The Workers’ Compensation Act is to be liberally construed in favor of claimants and its purpose is to expedite the settlement of meritorious claims. Art. 8306 § 8(d) requires that a carrier unequivocally admit liability if it hopes to pay an award of attorney’s fees periodically instead of in lump sum. The delaying tactics used here by TEIA in waiting until after the commencement of trial to offer an acceptance of liability, undermined the spirit and purpose of the Workers’ Compensation Act. These actions forced the claimant to undergo the maximum amount of litigation while allowing TEIA to attempt to escape a lump sum *781 attorney’s fee award to the claimant which escape TEIA should only have been allowed if it had timely admitted liability. Such acts are disapproved by this court and we hold therefore that no settlement was reached within the meaning and intent of the statute. The tactics used by TEIA to force the claimant to needlessly litigate her claim fully were sufficiently repugnant to the spirit and purpose of the statute to preclude the finding that a settlement as contemplated by the Compensation Act had occurred at that late date. For these reasons we reverse the judgment of the court of appeals and affirm the judgment of the trial court.

ON MOTION FOR REHEARING

ROBERTSON, Justice, dissenting.

I respectfully dissent. The language of the Workers’ Compensation Act clearly states that “Upon settlement of all cases where the carrier admits liability for the death but a dispute exists as to the proper beneficiary ... attorney’s fees shall be paid periodically and not in a lump sum.” Tex.Rev.Civ.Stat.Ann. art. 8306 § 8(d). Counsel for Mary Stott reiterated both in the trial court and before this Court that TEIA admitted liability for the death benefits and the case was tried only as a dispute between the beneficiaries. This is precisely the situation contemplated by the Act.

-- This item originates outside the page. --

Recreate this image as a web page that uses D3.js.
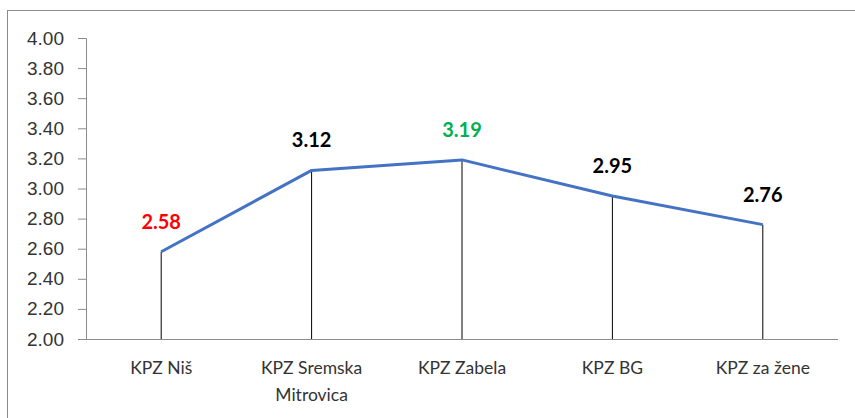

The majority holds that no settlement was reached under the Act since TEIA waited until the day of trial to admit liability, and the admission was not “unequivocal”. Nowhere in the statute does the legislature set a time limit at which settlements can be accomplished, nor require an unequivocal admission of liability. This Court cannot, under the guise of liberal construction, read into the Act a provision which is not there. Goldman v. Torres, 161 Tex. 437, 341 S.W.2d 154, 158 (1960). It is undisputed that TEIA in fact admitted liability, albeit at the last moment. For these reasons I would affirm the judgment of the court of appeals directing periodic payment of attorney’s fees.

BARROW and CAMPBELL, JJ., join in this dissent.